Design Exploration for Vortex Generators for Boundary-Layer-Ingesting Inlet

Abstract

*† ‡ For an efficient automatic design of vortex generators (VGs) deployed for a flushmounted boundary-layer-ingesting (BLI) offset inlet, a surrogate-assisted evolutionary optimization and a data mining strategy are conducted. The objectives for designing an inlet are to minimize flow distortion and maximize total pressure recovery simultaneously. Design parameters are height, width, position and angles of VGs in the circumferential and streamline directions. Unlike conventional inlets, the BLI inlet is top-mounted and embedded in the airframe, resulting in a significant amount of low-momentum boundary layer flow being ingested.

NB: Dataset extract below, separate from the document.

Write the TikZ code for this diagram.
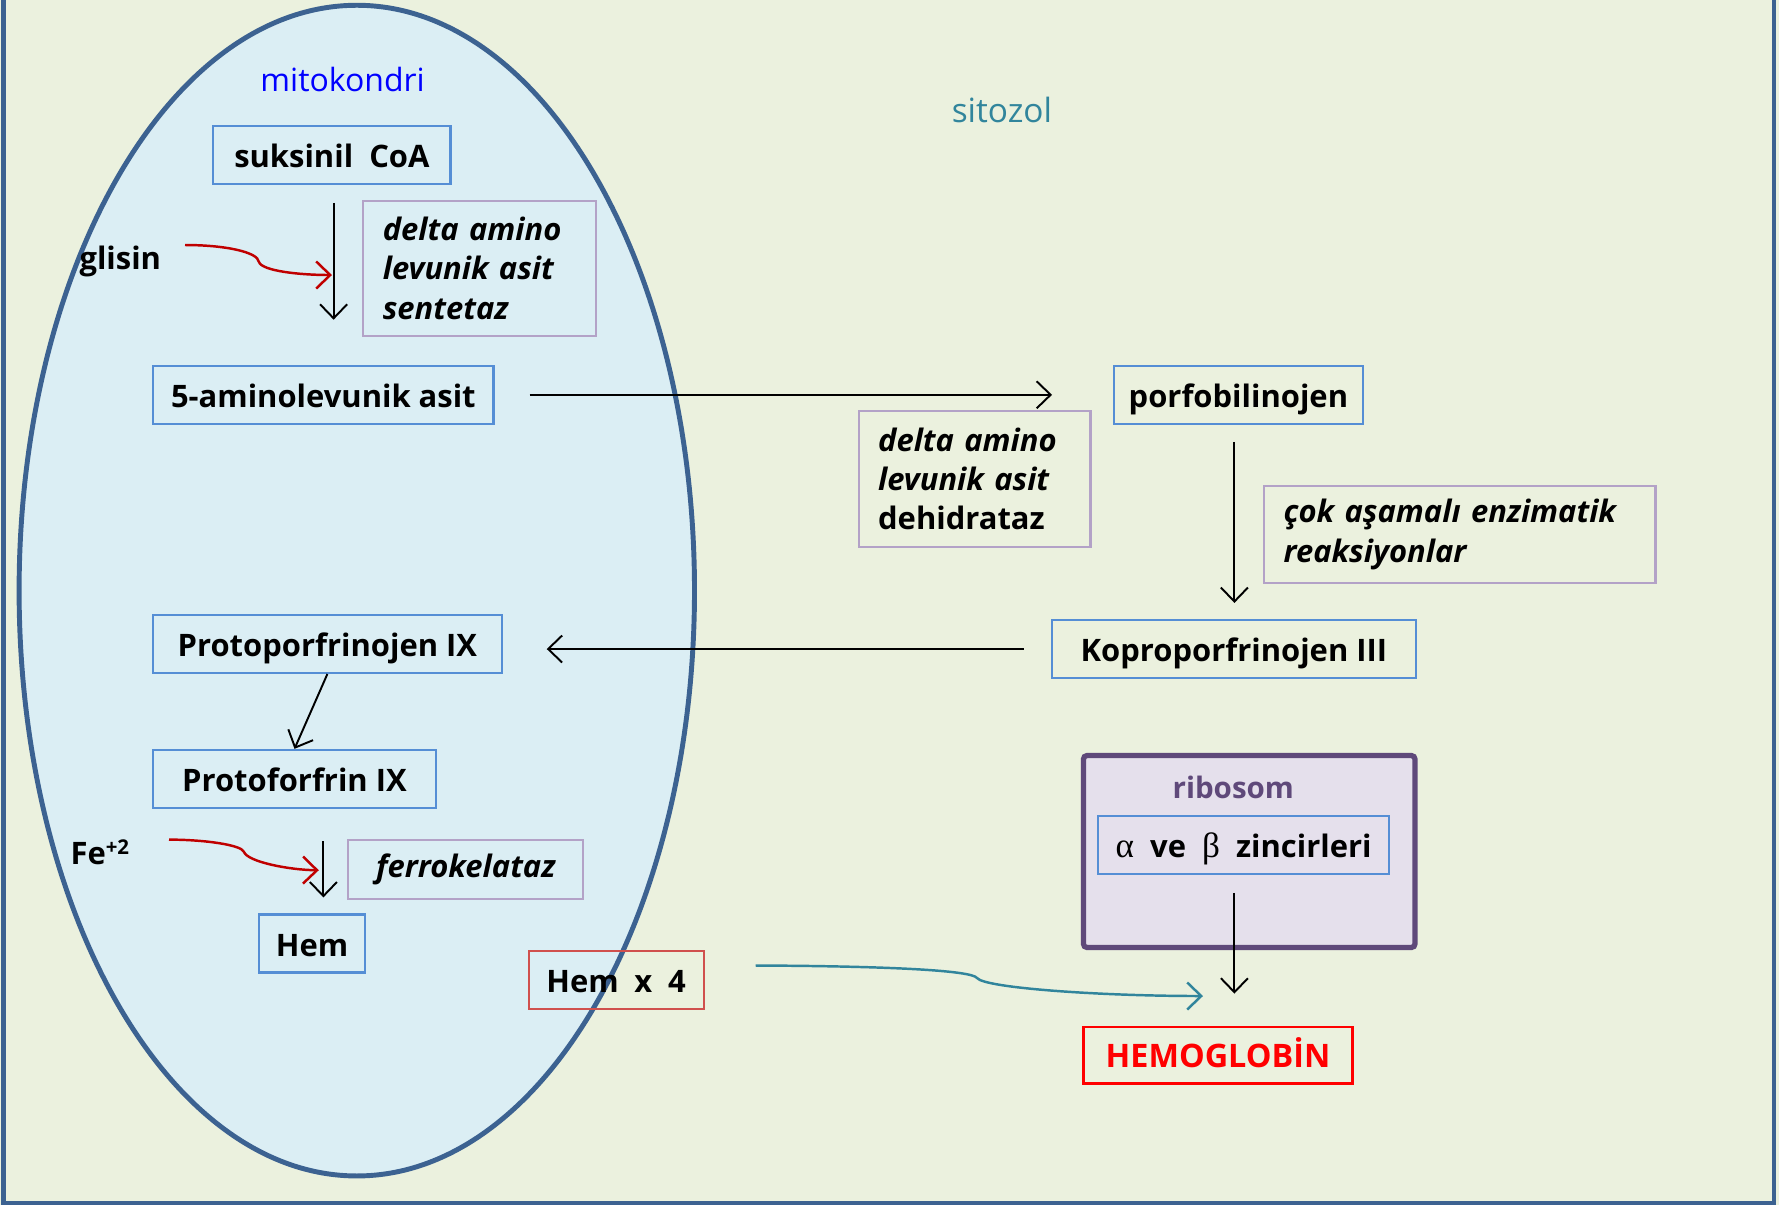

Hence, the deployment of VGs becomes more effective in the BLI inlet than in the conventional one and thus the positioning and sizing of these devise are more critical. For example, an array of VGs placed regularly along the spanwise direction may not be the best choice. However, the guideline for the VGs installation is not yet available because of the enormous complexity in the flow. Thus, a systematic and mathematics-based approach for guiding the search for an optimal configuration is desirable and necessary, for which we carry out data mining to reveal the structure in the design space and design knowledge. The efficacy of the present flow control concept is demonstrated using high-fidelity Navier-Stokes simulations of the flow. The optimization is performed by GA or MOGA, evaluated by a kriging model. The flow structures associated with the baseline and optimal configurations are elaborated to shed light on the inlet performance.